Post by cultclassic on Feb 12, 2011 4:41:05 GMT -4
I felt guilty signing the contract... like I was somehow stabbing Harvey in the back. It wasn't like I was leaving RoR but I am not going to be an exclusive to RoR anymore. I got his full permission to do double duty both in his fed in APW, but still, the guilt remains. Why do this? I am already the RoR World Champion and CWC Showcase Champion and I was the RoR Vixen's champion, what do I need to prove? I think maybe it is an addiction for new competition. Maybe it is an addiction to the spotlight. Maybe I was just really high when I made the decision... I don't know. But when I got the call from APW and when I got the permission to appear in both feds, I felt like I HAD to embrace this opportunity. That is why I am where I am; always embrace the opportunities that come your way. Whether it be wrestling or experimenting with that cute blonde co-worker at Hooters. Never pass up on your opportunities.

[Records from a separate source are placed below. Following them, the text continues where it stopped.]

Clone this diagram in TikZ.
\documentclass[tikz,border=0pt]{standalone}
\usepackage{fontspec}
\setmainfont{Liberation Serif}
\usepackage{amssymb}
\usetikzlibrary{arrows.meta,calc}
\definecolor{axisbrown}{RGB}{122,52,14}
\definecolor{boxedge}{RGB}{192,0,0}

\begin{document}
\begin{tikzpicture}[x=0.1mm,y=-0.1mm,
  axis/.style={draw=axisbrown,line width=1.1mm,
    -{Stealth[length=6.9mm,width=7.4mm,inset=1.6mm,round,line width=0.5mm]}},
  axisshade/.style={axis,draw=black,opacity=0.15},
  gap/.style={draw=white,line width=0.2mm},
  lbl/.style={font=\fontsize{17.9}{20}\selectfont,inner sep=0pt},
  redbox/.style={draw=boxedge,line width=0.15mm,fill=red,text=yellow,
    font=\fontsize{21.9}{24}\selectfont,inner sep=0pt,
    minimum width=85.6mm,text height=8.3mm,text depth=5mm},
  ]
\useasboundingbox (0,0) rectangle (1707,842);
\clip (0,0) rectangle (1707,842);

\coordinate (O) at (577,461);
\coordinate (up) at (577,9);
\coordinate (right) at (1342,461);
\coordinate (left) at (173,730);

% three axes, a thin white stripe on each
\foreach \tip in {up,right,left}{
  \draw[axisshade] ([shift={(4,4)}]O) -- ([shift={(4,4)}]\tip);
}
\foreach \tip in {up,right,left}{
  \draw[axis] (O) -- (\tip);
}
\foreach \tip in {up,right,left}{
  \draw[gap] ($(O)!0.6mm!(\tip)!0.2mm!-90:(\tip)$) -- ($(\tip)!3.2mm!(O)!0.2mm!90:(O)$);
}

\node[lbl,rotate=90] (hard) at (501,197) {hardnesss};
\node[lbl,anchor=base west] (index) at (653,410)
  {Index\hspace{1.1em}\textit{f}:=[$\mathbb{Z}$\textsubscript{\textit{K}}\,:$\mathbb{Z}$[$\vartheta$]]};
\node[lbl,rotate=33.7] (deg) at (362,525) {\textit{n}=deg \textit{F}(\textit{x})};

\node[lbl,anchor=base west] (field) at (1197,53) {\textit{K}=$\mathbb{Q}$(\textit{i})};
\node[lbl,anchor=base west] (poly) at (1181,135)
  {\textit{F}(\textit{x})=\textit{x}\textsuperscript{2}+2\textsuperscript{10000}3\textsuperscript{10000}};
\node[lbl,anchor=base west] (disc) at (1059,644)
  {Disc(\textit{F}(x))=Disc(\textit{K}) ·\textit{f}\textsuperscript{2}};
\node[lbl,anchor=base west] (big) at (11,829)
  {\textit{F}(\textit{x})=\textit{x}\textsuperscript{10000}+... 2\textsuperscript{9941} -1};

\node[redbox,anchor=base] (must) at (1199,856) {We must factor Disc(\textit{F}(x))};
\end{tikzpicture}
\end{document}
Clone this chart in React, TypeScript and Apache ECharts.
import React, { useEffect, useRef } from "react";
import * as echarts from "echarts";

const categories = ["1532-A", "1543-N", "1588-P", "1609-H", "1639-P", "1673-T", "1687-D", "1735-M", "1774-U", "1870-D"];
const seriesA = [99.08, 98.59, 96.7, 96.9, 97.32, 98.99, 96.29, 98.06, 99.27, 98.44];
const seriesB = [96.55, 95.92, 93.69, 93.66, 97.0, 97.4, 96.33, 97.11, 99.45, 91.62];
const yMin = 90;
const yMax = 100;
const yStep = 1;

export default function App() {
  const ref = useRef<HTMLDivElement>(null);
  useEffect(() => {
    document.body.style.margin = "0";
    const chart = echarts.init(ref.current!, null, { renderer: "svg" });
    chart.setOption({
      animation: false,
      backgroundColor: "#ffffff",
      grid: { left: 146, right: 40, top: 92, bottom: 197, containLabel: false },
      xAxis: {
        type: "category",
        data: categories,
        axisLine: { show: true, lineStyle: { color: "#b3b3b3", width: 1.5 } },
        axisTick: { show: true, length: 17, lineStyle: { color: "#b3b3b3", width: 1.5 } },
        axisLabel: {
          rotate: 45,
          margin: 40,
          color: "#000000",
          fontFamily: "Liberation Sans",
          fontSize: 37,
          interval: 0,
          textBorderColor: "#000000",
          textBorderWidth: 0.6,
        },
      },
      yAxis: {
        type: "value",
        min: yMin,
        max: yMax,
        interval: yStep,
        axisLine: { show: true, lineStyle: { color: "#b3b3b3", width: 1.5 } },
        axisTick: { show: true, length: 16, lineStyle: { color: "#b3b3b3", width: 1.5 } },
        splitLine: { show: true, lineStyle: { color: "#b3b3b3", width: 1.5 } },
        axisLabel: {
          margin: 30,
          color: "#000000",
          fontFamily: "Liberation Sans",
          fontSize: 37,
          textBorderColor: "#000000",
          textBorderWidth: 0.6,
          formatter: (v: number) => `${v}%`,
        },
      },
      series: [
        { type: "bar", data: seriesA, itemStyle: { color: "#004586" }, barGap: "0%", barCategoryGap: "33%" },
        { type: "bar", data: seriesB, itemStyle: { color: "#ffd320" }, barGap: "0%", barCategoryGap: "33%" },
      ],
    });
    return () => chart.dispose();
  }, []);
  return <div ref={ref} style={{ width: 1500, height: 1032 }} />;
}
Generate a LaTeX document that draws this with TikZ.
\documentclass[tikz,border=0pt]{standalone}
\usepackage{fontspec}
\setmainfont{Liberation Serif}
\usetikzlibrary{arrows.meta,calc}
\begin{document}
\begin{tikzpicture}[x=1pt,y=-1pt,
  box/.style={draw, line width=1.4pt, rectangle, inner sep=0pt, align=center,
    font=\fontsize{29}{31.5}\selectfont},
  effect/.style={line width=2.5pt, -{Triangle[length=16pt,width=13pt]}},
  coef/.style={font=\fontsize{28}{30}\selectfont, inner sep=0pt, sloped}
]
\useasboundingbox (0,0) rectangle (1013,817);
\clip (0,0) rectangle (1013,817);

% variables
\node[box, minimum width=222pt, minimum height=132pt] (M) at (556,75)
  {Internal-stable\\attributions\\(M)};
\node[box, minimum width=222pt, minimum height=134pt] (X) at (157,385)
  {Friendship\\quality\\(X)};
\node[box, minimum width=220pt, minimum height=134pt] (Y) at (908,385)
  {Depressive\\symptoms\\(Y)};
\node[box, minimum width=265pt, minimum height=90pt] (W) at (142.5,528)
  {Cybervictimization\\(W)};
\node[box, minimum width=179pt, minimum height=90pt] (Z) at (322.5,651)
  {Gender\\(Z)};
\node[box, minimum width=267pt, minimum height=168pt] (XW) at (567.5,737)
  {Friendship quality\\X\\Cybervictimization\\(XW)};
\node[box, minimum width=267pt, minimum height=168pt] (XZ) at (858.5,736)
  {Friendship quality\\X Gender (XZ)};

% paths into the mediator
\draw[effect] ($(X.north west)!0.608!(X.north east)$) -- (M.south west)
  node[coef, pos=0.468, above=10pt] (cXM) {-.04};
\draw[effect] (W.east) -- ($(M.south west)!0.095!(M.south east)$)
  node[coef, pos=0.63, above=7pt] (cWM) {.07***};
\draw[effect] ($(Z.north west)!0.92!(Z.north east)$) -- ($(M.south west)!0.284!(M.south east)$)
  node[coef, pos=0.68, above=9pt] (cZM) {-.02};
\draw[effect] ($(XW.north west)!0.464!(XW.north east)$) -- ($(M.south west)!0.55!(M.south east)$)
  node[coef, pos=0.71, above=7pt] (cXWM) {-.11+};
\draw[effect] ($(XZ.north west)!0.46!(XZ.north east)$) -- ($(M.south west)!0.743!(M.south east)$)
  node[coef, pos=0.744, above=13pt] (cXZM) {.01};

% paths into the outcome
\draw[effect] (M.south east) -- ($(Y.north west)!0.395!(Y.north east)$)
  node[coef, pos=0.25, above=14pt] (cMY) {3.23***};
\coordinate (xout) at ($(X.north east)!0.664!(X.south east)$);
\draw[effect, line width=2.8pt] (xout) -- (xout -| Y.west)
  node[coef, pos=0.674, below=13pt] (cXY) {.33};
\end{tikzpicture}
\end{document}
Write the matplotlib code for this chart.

As I wait for my plane back to Seattle, I think back to December. In December, I was chomping at the bit just to be signed with national organization. I was waitressing at Hooters and just living pay check to pay check. Wrestling indy shows didn't help. Then I signed with RoR and my stardom immediately began. I won every match I was in and am now their top star. I guess that is why I signed with APW. I needed to answer the question "Am I really that good?" I guess it wasn't good enough to be the best in one federation anymore... I had to be the best in two of them. But will I thrive or just survive? Will this challenge I tasked myself prove to be my undoing? Am I just being overzealous or am I THAT good? I guess I am about to find out.
The sound of airplanes landing and taking off fill my brain. I really wish I can have a cigarette right now, but apparently airports have banned those. And blazing is just out of the question. BASTARDS! But at least now that I am settled, people have stopped asking me for autographs. While I love interacting with the fans, I love having my alone time to think. And my mind is pretty much obsessed with this new multi-tasking I have taken on. Of course, I am not the only RoR person doing double duty in APW. There is Matt Ward, who seemed to be enamored with me for a while.... yeah, I defeated him. But, he is the one face I recognize here. But some of the names sound familliar. People I have seen on CWC and the APW episodes I have seen. I wonder if these guys have ever heard of me or will they not even know who I am. Lets face it, this place has been around a lot longer than RoR. I have a lot more people to wade through to get to the top. It is not going to be easy, but I welcome the challenge.
But will I ascend to super awesome mega stardom or will I fall? Will this be the best decision I ever made or will it be the absolute worst? I guess we will find out in a few weeks, won't we?